= Champions Cup 2000–01 =

Cricket tournament in Australia

The Champions Cup was a limited overs cricket tournament played from 29 March 2001 to 4 April 2001 in Perth, Australia. It featured the four teams from Australia, South Africa, New Zealand and India who had won the domestic championship in their respective countries – Western Australia, KwaZulu-Natal, Central Districts and Mumbai.

==Competition==
The competition was developed by the WACA and EventsCorp and was loosely based on the FIFA World Club Championship in football (soccer). The aim was to find the best one-day domestic cricket side in the world. Sanctioned by the International Cricket Council, it was anticipated to become a regular event and expand each year with additional cricket nations being represented. However, the popularity of the event did not take off and it was not held again in subsequent years.

==Teams==

===Central Districts===
Craig Spearman (captain for game 1), Jacob Oram (captain for games 2 & 3), Mark Douglas, Bevan Griggs, Brent Hefford, Jamie How, David Kelly, Mathew Sinclair, Andrew Schwass, Ben Smith, Glen Sulzberger, Greg Todd, Ewen Thompson & Gareth West. Coach: Dipak Patel.

===Kwa-Zulu Natal===
Dale Benkenstein (captain), Ahmed Amla, Eldine Baptiste, Kyle Bender, Goolam Bodi, Mark Bruyns, Gary Gilder, Jon Kent, Ashraf Mall, Errol Stewart, Andrew Tweedie, Doug Watson & Wade Wingfield. Coach: Phil Russel.

===Mumbai===
Sameer Dighe (captain), Amol Muzumdar (vice-captain), Sairaj Bahutule, Amit Dani, Wasim Jaffer, Vinod Kambli, Shriram Kannan, Nilesh Kulkarni, Vinayak Mane, Paras Mhambrey, Robin Morris, Jatin Paranjpe, Ramesh Powar & Santosh Saxena. Coach: Ashok Mankad.

===Western Australia===
Justin Langer (captain), Simon Katich (vice-captain), Jo Angel, Ryan Campbell, Murray Goodwin, Kade Harvey, Brad Hogg, Michael Hussey, Marcus North, Duncan Spencer, Darren Wates, Brad Williams & Peter Worthington. Coach: Mike Veletta.

==Schedule and results==
All matches were played at the WACA Ground in Perth, Western Australia. Two points were awarded for a victory, one for a tie or a no result and none for a loss.
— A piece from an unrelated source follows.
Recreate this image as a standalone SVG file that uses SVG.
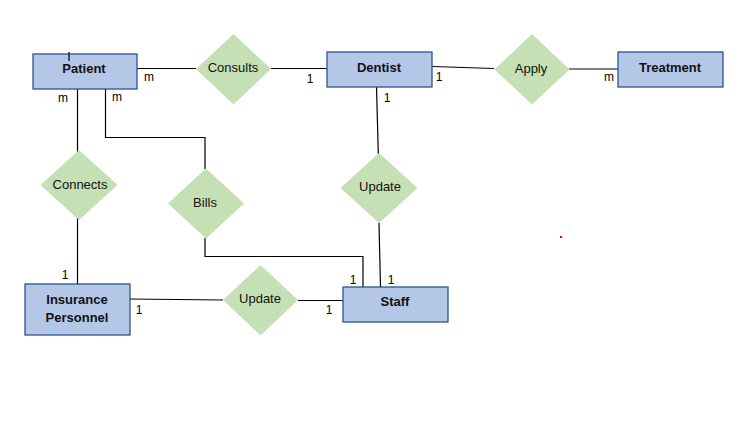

- 29 March 2001 Central Districts v KwaZulu-Natal – KwaZulu-Natal won by 7 wickets
- 30 March 2001 Mumbai v Western Australia – Western Australia won by 7 wickets
- 31 March 2001 KwaZulu-Natal v Western Australia – Western Australia won by 81 runs
- 1 April 2001 KwaZulu-Natal v Mumbai – KwaZulu-Natal won by 6 wickets
- 2 April 2001 Central Districts v Mumbai – Central Districts won by 106 runs
- 3 April 2001 KwaZulu-Natal v Western Australia – Western Australia won by 108 runs
- 4 April 2001 Final – KwaZulu-Natal v Western Australia v – Western Australia won by 6 wickets

===Points Table===

| Team | Pts | Pld | W | L | NR | T | NRR |
|---|---|---|---|---|---|---|---|
| AUS Western Australia | 6 | 3 | 3 | 0 | 0 | 0 | +1.389 |
| RSA KwaZulu-Natal | 4 | 3 | 2 | 1 | 0 | 0 | -0.143 |
| NZL Central Districts | 2 | 3 | 1 | 2 | 0 | 0 | -0.243 |
| IND Mumbai | 0 | 3 | 0 | 3 | 0 | 0 | -1.019 |

===Final===
The final game was played between the two top ranked teams as per the points table, Western Australia and KwaZulu-Natal. KwaZulu-Natal (8 for 243 in 50 overs) lost to Western Australia (4 for 244 in 49.1 overs) by 6 wickets.